Leaving out all images, write out the records that follow exactly.

* begin *

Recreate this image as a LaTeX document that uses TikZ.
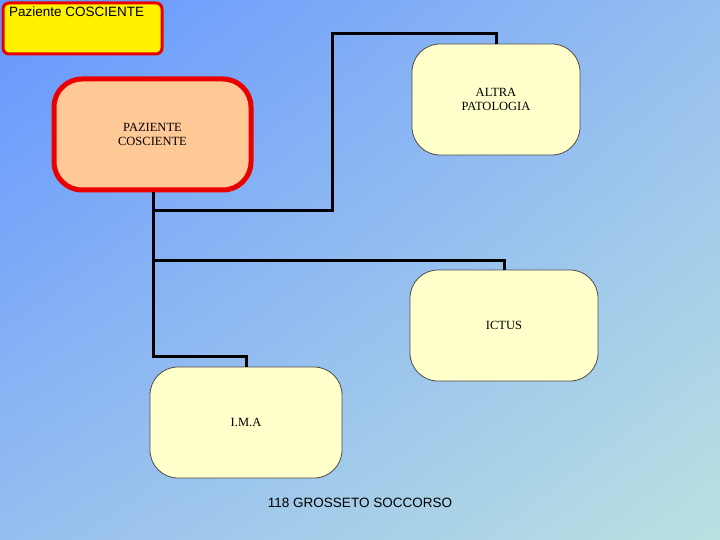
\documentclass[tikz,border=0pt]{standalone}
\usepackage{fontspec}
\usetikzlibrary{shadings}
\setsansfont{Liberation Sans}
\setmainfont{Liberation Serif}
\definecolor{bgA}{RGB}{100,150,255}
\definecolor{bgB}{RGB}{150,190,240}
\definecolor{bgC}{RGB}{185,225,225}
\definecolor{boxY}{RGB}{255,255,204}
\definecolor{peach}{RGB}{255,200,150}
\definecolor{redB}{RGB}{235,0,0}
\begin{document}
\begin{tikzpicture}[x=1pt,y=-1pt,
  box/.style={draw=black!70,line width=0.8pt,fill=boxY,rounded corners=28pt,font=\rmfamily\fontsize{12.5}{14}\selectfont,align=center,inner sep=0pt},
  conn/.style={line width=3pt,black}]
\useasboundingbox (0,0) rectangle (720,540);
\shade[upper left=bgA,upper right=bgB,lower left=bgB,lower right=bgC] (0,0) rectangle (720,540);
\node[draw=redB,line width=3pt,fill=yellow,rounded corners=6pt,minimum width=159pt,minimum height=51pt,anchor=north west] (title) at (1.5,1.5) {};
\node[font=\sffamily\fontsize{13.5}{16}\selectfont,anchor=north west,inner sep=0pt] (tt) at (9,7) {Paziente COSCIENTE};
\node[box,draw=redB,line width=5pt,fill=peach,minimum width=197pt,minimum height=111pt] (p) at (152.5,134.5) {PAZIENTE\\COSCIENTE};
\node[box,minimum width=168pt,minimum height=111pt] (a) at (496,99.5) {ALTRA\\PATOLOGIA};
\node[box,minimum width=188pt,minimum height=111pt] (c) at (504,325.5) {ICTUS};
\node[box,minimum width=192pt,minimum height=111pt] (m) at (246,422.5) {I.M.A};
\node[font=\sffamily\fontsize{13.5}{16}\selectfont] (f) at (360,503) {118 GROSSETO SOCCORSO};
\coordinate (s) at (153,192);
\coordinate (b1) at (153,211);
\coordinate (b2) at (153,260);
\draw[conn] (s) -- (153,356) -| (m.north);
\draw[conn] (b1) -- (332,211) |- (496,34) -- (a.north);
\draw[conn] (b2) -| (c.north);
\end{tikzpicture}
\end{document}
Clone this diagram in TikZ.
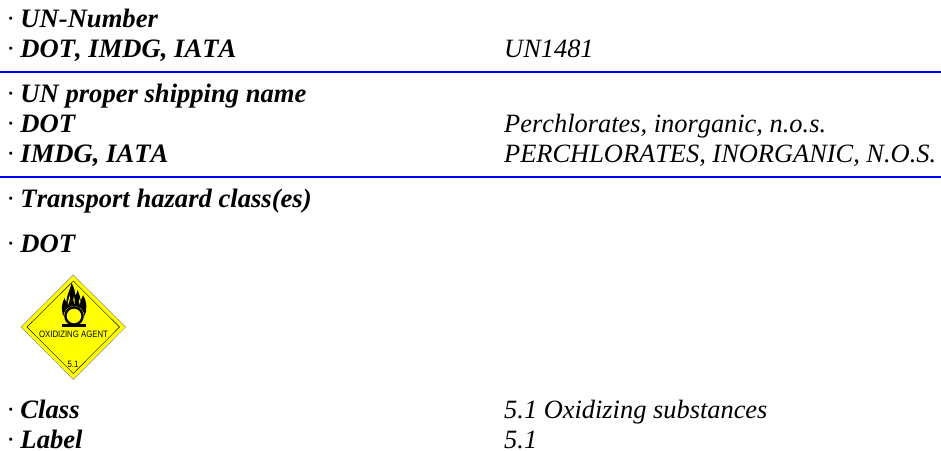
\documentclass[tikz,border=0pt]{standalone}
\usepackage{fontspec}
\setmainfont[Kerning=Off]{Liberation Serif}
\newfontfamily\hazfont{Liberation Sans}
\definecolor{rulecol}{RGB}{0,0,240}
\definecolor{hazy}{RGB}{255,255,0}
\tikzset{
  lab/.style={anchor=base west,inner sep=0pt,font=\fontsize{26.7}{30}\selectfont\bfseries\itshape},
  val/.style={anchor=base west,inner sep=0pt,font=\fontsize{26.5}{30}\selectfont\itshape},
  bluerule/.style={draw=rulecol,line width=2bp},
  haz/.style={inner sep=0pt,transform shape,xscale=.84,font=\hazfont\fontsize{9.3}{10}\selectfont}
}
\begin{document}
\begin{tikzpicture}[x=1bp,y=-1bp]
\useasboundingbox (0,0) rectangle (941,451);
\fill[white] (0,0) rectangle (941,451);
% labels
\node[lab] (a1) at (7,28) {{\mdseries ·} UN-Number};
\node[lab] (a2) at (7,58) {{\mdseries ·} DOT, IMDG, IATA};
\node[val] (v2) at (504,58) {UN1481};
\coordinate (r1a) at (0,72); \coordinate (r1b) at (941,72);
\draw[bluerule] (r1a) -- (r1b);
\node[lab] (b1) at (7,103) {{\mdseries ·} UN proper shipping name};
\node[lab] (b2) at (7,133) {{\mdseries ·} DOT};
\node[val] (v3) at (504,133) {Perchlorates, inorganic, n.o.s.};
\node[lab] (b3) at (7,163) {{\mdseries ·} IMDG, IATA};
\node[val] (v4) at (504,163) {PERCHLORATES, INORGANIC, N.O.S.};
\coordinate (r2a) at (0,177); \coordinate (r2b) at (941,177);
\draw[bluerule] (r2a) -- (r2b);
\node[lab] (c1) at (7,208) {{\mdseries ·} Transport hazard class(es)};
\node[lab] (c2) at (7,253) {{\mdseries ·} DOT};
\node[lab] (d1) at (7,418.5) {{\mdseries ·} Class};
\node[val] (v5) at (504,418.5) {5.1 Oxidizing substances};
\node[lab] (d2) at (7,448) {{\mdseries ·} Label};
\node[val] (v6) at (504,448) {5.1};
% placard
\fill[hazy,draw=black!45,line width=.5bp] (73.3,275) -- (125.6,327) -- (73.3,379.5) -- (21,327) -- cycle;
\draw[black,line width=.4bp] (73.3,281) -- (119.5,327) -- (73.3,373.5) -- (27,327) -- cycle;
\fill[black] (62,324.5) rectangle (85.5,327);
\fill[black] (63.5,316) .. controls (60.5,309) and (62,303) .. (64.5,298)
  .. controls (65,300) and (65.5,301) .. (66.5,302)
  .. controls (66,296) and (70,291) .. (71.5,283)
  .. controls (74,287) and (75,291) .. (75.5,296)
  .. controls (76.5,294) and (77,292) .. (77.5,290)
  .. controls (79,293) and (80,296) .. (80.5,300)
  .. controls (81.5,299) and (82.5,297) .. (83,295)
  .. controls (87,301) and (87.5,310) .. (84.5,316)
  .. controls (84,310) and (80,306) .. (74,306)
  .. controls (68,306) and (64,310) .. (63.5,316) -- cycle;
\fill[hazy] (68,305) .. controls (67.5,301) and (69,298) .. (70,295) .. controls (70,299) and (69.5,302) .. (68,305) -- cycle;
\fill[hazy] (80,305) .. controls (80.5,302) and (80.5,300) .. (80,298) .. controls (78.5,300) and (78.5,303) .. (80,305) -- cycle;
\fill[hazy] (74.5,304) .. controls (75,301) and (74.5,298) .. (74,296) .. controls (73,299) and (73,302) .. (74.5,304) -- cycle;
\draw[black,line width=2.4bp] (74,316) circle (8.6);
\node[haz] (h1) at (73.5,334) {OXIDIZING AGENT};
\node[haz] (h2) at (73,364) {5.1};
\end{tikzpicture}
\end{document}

* end *

### Task output:
Recreate this image as a LaTeX document that uses TikZ.
\documentclass[tikz,border=0pt]{standalone}
\usepackage{fontspec}
\usetikzlibrary{shadings}
\setsansfont{Liberation Sans}
\setmainfont{Liberation Serif}
\definecolor{bgA}{RGB}{100,150,255}
\definecolor{bgB}{RGB}{150,190,240}
\definecolor{bgC}{RGB}{185,225,225}
\definecolor{boxY}{RGB}{255,255,204}
\definecolor{peach}{RGB}{255,200,150}
\definecolor{redB}{RGB}{235,0,0}
\begin{document}
\begin{tikzpicture}[x=1pt,y=-1pt,
  box/.style={draw=black!70,line width=0.8pt,fill=boxY,rounded corners=28pt,font=\rmfamily\fontsize{12.5}{14}\selectfont,align=center,inner sep=0pt},
  conn/.style={line width=3pt,black}]
\useasboundingbox (0,0) rectangle (720,540);
\shade[upper left=bgA,upper right=bgB,lower left=bgB,lower right=bgC] (0,0) rectangle (720,540);
\node[draw=redB,line width=3pt,fill=yellow,rounded corners=6pt,minimum width=159pt,minimum height=51pt,anchor=north west] (title) at (1.5,1.5) {};
\node[font=\sffamily\fontsize{13.5}{16}\selectfont,anchor=north west,inner sep=0pt] (tt) at (9,7) {Paziente COSCIENTE};
\node[box,draw=redB,line width=5pt,fill=peach,minimum width=197pt,minimum height=111pt] (p) at (152.5,134.5) {PAZIENTE\\COSCIENTE};
\node[box,minimum width=168pt,minimum height=111pt] (a) at (496,99.5) {ALTRA\\PATOLOGIA};
\node[box,minimum width=188pt,minimum height=111pt] (c) at (504,325.5) {ICTUS};
\node[box,minimum width=192pt,minimum height=111pt] (m) at (246,422.5) {I.M.A};
\node[font=\sffamily\fontsize{13.5}{16}\selectfont] (f) at (360,503) {118 GROSSETO SOCCORSO};
\coordinate (s) at (153,192);
\coordinate (b1) at (153,211);
\coordinate (b2) at (153,260);
\draw[conn] (s) -- (153,356) -| (m.north);
\draw[conn] (b1) -- (332,211) |- (496,34) -- (a.north);
\draw[conn] (b2) -| (c.north);
\end{tikzpicture}
\end{document}
Clone this diagram in TikZ.
\documentclass[tikz,border=0pt]{standalone}
\usepackage{fontspec}
\setmainfont[Kerning=Off]{Liberation Serif}
\newfontfamily\hazfont{Liberation Sans}
\definecolor{rulecol}{RGB}{0,0,240}
\definecolor{hazy}{RGB}{255,255,0}
\tikzset{
  lab/.style={anchor=base west,inner sep=0pt,font=\fontsize{26.7}{30}\selectfont\bfseries\itshape},
  val/.style={anchor=base west,inner sep=0pt,font=\fontsize{26.5}{30}\selectfont\itshape},
  bluerule/.style={draw=rulecol,line width=2bp},
  haz/.style={inner sep=0pt,transform shape,xscale=.84,font=\hazfont\fontsize{9.3}{10}\selectfont}
}
\begin{document}
\begin{tikzpicture}[x=1bp,y=-1bp]
\useasboundingbox (0,0) rectangle (941,451);
\fill[white] (0,0) rectangle (941,451);
% labels
\node[lab] (a1) at (7,28) {{\mdseries ·} UN-Number};
\node[lab] (a2) at (7,58) {{\mdseries ·} DOT, IMDG, IATA};
\node[val] (v2) at (504,58) {UN1481};
\coordinate (r1a) at (0,72); \coordinate (r1b) at (941,72);
\draw[bluerule] (r1a) -- (r1b);
\node[lab] (b1) at (7,103) {{\mdseries ·} UN proper shipping name};
\node[lab] (b2) at (7,133) {{\mdseries ·} DOT};
\node[val] (v3) at (504,133) {Perchlorates, inorganic, n.o.s.};
\node[lab] (b3) at (7,163) {{\mdseries ·} IMDG, IATA};
\node[val] (v4) at (504,163) {PERCHLORATES, INORGANIC, N.O.S.};
\coordinate (r2a) at (0,177); \coordinate (r2b) at (941,177);
\draw[bluerule] (r2a) -- (r2b);
\node[lab] (c1) at (7,208) {{\mdseries ·} Transport hazard class(es)};
\node[lab] (c2) at (7,253) {{\mdseries ·} DOT};
\node[lab] (d1) at (7,418.5) {{\mdseries ·} Class};
\node[val] (v5) at (504,418.5) {5.1 Oxidizing substances};
\node[lab] (d2) at (7,448) {{\mdseries ·} Label};
\node[val] (v6) at (504,448) {5.1};
% placard
\fill[hazy,draw=black!45,line width=.5bp] (73.3,275) -- (125.6,327) -- (73.3,379.5) -- (21,327) -- cycle;
\draw[black,line width=.4bp] (73.3,281) -- (119.5,327) -- (73.3,373.5) -- (27,327) -- cycle;
\fill[black] (62,324.5) rectangle (85.5,327);
\fill[black] (63.5,316) .. controls (60.5,309) and (62,303) .. (64.5,298)
  .. controls (65,300) and (65.5,301) .. (66.5,302)
  .. controls (66,296) and (70,291) .. (71.5,283)
  .. controls (74,287) and (75,291) .. (75.5,296)
  .. controls (76.5,294) and (77,292) .. (77.5,290)
  .. controls (79,293) and (80,296) .. (80.5,300)
  .. controls (81.5,299) and (82.5,297) .. (83,295)
  .. controls (87,301) and (87.5,310) .. (84.5,316)
  .. controls (84,310) and (80,306) .. (74,306)
  .. controls (68,306) and (64,310) .. (63.5,316) -- cycle;
\fill[hazy] (68,305) .. controls (67.5,301) and (69,298) .. (70,295) .. controls (70,299) and (69.5,302) .. (68,305) -- cycle;
\fill[hazy] (80,305) .. controls (80.5,302) and (80.5,300) .. (80,298) .. controls (78.5,300) and (78.5,303) .. (80,305) -- cycle;
\fill[hazy] (74.5,304) .. controls (75,301) and (74.5,298) .. (74,296) .. controls (73,299) and (73,302) .. (74.5,304) -- cycle;
\draw[black,line width=2.4bp] (74,316) circle (8.6);
\node[haz] (h1) at (73.5,334) {OXIDIZING AGENT};
\node[haz] (h2) at (73,364) {5.1};
\end{tikzpicture}
\end{document}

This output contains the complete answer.